> [Given instruction] Copy exactly the lines that run from the top of the listing to the line containing "const fracTicks = [0, 0.1, 0.2, 0.3];", both ends included, and omit the pictures.

> [Data provided]
=-=-=
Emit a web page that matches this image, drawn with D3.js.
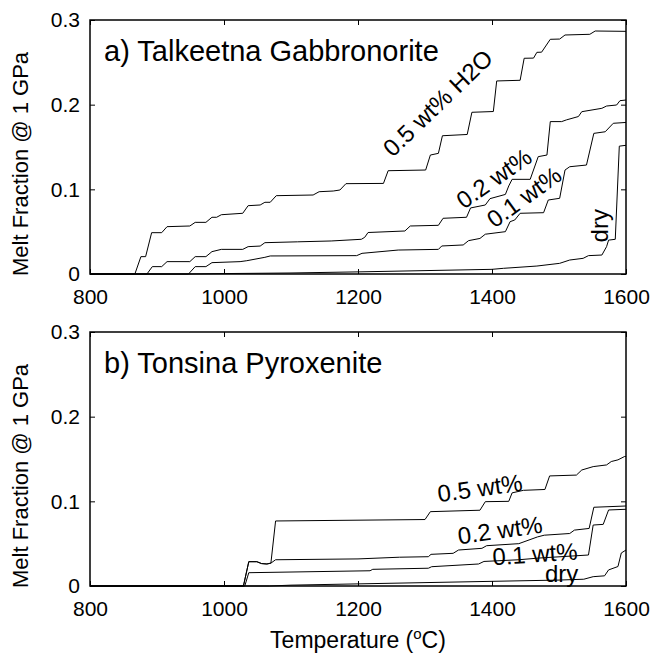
<!DOCTYPE html>
<html>
<head>
<meta charset="utf-8">
<script src="https://cdn.jsdelivr.net/npm/d3@7"></script>
<style>
  body { margin: 0; background: #fff; }
  svg { font-family: "Liberation Sans", Arial, Helvetica, sans-serif; }
  .curve { fill: none; stroke: #000; stroke-width: 1; }
  .tick line { stroke: #000; stroke-width: 1; }
  .tick text { font-size: 21px; fill: #000; }
  .lbl { font-size: 22px; fill: #000; }
  .curve-label { font-size: 24px; }
</style>
</head>
<body>
<svg id="chart"></svg>
<script>
const width = 663;
const height = 655;

// x / y ticks
const tempTicks = [800, 1000, 1200, 1400, 1600];
const fracTicks = [0, 0.1, 0.2, 0.3];

// a) Talkeetna Gabbronorite  [temperature C, melt fraction]
const gabbroWet05 = [[800,0],[867,0],[876,0.0205],[883,0.0205],[892,0.0488],[907,0.0488],[915,0.0559],[949,0.0567],[957,0.061],[973,0.061],[982,0.067],[989,0.067],[996,0.070],[1028,0.0717],[1036,0.0807],[1054,0.0815],[1061,0.0847],[1069,0.0847],[1078,0.0925],[1133,0.0933],[1142,0.0972],[1163,0.098],[1173,0.0992],[1182,0.1067],[1238,0.107],[1245,0.122],[1301,0.1228],[1308,0.1405],[1320,0.1425],[1326,0.1633],[1363,0.1648],[1370,0.191],[1402,0.1919],[1407,0.228],[1442,0.2288],[1448,0.2548],[1462,0.255],[1467,0.2618],[1474,0.262],[1487,0.2772],[1501,0.2775],[1509,0.2823],[1546,0.2831],[1554,0.287],[1600,0.2866]];
const gabbroWet02 = [[800,0],[885,0],[893,0.0087],[907,0.0087],[915,0.0146],[949,0.0146],[957,0.0205],[973,0.0205],[982,0.0264],[996,0.0291],[1028,0.0291],[1036,0.0323],[1054,0.033],[1061,0.037],[1110,0.038],[1160,0.039],[1205,0.041],[1210,0.0433],[1215,0.049],[1270,0.0508],[1278,0.0567],[1320,0.0575],[1327,0.0658],[1362,0.067],[1368,0.078],[1390,0.0815],[1397,0.089],[1420,0.094],[1425,0.104],[1430,0.1118],[1457,0.1118],[1469,0.1386],[1482,0.1405],[1487,0.18],[1504,0.18],[1511,0.182],[1529,0.186],[1534,0.1917],[1564,0.1957],[1571,0.1984],[1586,0.1996],[1591,0.2047],[1600,0.2055]];
const gabbroWet01 = [[800,0],[947,0],[957,0.0087],[973,0.0087],[982,0.0134],[1024,0.0146],[1034,0.0157],[1061,0.0197],[1069,0.0213],[1198,0.0217],[1206,0.0244],[1260,0.0283],[1320,0.0291],[1325,0.0331],[1357,0.0343],[1365,0.0394],[1382,0.042],[1390,0.047],[1420,0.050],[1427,0.0618],[1434,0.0638],[1442,0.0717],[1477,0.0724],[1484,0.0874],[1501,0.0894],[1509,0.1228],[1516,0.1267],[1541,0.1287],[1552,0.1661],[1569,0.168],[1581,0.178],[1600,0.179]];
const gabbroDry = [[800,0],[945,0],[1000,0.0005],[1100,0.0012],[1200,0.0025],[1300,0.004],[1400,0.0055],[1417,0.0067],[1467,0.0094],[1501,0.0126],[1516,0.0165],[1536,0.0185],[1544,0.0217],[1564,0.0224],[1571,0.0323],[1574,0.040],[1584,0.041],[1590,0.151],[1600,0.152]];

// b) Tonsina Pyroxenite
const pyroxWet05 = [[800,0],[1029,0],[1037,0.0287],[1049,0.0287],[1056,0.0265],[1064,0.026],[1070,0.027],[1077,0.0768],[1300,0.0785],[1308,0.0878],[1382,0.0895],[1390,0.0996],[1425,0.100],[1430,0.110],[1447,0.113],[1479,0.114],[1486,0.13],[1526,0.131],[1534,0.137],[1551,0.141],[1571,0.143],[1578,0.147],[1588,0.149],[1598,0.153],[1600,0.153]];
const pyroxWet02 = [[800,0],[1029,0],[1037,0.0287],[1049,0.0287],[1056,0.0265],[1064,0.026],[1070,0.027],[1077,0.031],[1200,0.032],[1262,0.034],[1305,0.0346],[1309,0.0374],[1342,0.0386],[1350,0.0425],[1385,0.0445],[1392,0.0476],[1440,0.05],[1468,0.058],[1478,0.06],[1516,0.062],[1523,0.066],[1545,0.068],[1552,0.093],[1600,0.0945]];
const pyroxWet01 = [[800,0],[1031,0],[1037,0.0157],[1218,0.018],[1222,0.0197],[1305,0.021],[1310,0.0228],[1380,0.026],[1388,0.029],[1440,0.031],[1470,0.033],[1544,0.0366],[1551,0.072],[1566,0.0728],[1574,0.0898],[1600,0.0906]];
const pyroxDry = [[800,0],[1068,0],[1100,0.001],[1200,0.0025],[1300,0.004],[1400,0.0055],[1500,0.007],[1537,0.008],[1551,0.011],[1568,0.012],[1574,0.019],[1588,0.023],[1593,0.039],[1600,0.0425]];

const margin = { left: 90, right: 37 };
const plotW = width - margin.left - margin.right;
const plotH = 254;

const svg = d3.select('#chart')
  .attr('width', width)
  .attr('height', height);

const x = d3.scaleLinear().domain([800, 1600]).range([0, plotW]);
const y = d3.scaleLinear().domain([0, 0.3]).range([plotH, 0]);

const line = d3.line()
  .x(d => x(d[0]))
  .y(d => y(d[1]));

const panels = [
  {
    top: 20,
    title: 'a) Talkeetna Gabbronorite',
    series: [gabbroWet05, gabbroWet02, gabbroWet01, gabbroDry],
    // label text, centre (data units), rotation
    labels: [
      ['0.5 wt% H2O', 1319, 0.202, -44],
      ['0.2 wt%', 1403, 0.113, -35],
      ['0.1 wt%', 1448, 0.091, -36],
      ['dry', 1561, 0.057, -90]
    ]
  },
  {
    top: 332,
    title: 'b) Tonsina Pyroxenite',
    series: [pyroxWet05, pyroxWet02, pyroxWet01, pyroxDry],
    labels: [
      ['0.5 wt%', 1382, 0.1157, -8],
      ['0.2 wt%', 1412, 0.066, -8],
      ['0.1 wt%', 1464, 0.0378, -4],
      ['dry', 1504, 0.0142, 0]
    ]
  }
];

panels.forEach(p => {
  const g = svg.append('g')
    .attr('transform', `translate(${margin.left},${p.top})`);

  // bottom / left axes with labels, ticks pointing inward
  g.append('g')
    .attr('transform', `translate(0,${plotH})`)
    .call(d3.axisBottom(x).tickValues(tempTicks).tickSizeInner(-5).tickSizeOuter(0).tickPadding(15).tickFormat(d3.format('d')))
    .call(a => a.select('.domain').remove());

  g.append('g')
    .call(d3.axisLeft(y).tickValues(fracTicks).tickSizeInner(-5).tickSizeOuter(0).tickPadding(10).tickFormat(d => d === 0 ? '0' : d3.format('.1f')(d)))
    .call(a => a.select('.domain').remove());

  // top / right ticks, no labels
  g.append('g')
    .call(d3.axisTop(x).tickValues(tempTicks).tickSizeInner(-5).tickSizeOuter(0).tickFormat(''))
    .call(a => a.select('.domain').remove());

  g.append('g')
    .attr('transform', `translate(${plotW},0)`)
    .call(d3.axisRight(y).tickValues(fracTicks).tickSizeInner(-5).tickSizeOuter(0).tickFormat(''))
    .call(a => a.select('.domain').remove());

  g.selectAll('path.curve')
    .data(p.series)
    .join('path')
    .attr('class', 'curve')
    .attr('d', line);

  g.append('rect')
    .attr('width', plotW)
    .attr('height', plotH)
    .attr('fill', 'none')
    .attr('stroke', '#000')
    .attr('stroke-width', 1.5);

  g.append('text')
    .attr('x', 14)
    .attr('y', 41)
    .attr('font-size', 29)
    .text(p.title);

  g.selectAll('text.curve-label')
    .data(p.labels)
    .join('text')
    .attr('class', 'lbl curve-label')
    .attr('text-anchor', 'middle')
    .attr('dy', '0.35em')
    .attr('transform', d => `translate(${x(d[1])},${y(d[2])}) rotate(${d[3]})`)
    .text(d => d[0]);

  g.append('text')
    .attr('class', 'lbl')
    .attr('text-anchor', 'middle')
    .attr('transform', `translate(-62,${plotH / 2 + 17}) rotate(-90)`)
    .text('Melt Fraction @ 1 GPa');
});

const xl = svg.append('text')
  .attr('class', 'lbl')
  .attr('font-size', 23)
  .style('font-size', '23px')
  .attr('text-anchor', 'middle')
  .attr('x', margin.left + plotW / 2)
  .attr('y', 648);
xl.append('tspan').text('Temperature (');
xl.append('tspan').attr('font-size', 15).attr('dy', -9).text('o');
xl.append('tspan').attr('dy', 9).text('C)');
</script>
</body>
</html>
=-=-=
> [Written response]
Emit a web page that matches this image, drawn with D3.js.
<!DOCTYPE html>
<html>
<head>
<meta charset="utf-8">
<script src="https://cdn.jsdelivr.net/npm/d3@7"></script>
<style>
  body { margin: 0; background: #fff; }
  svg { font-family: "Liberation Sans", Arial, Helvetica, sans-serif; }
  .curve { fill: none; stroke: #000; stroke-width: 1; }
  .tick line { stroke: #000; stroke-width: 1; }
  .tick text { font-size: 21px; fill: #000; }
  .lbl { font-size: 22px; fill: #000; }
  .curve-label { font-size: 24px; }
</style>
</head>
<body>
<svg id="chart"></svg>
<script>
const width = 663;
const height = 655;

// x / y ticks
const tempTicks = [800, 1000, 1200, 1400, 1600];
const fracTicks = [0, 0.1, 0.2, 0.3];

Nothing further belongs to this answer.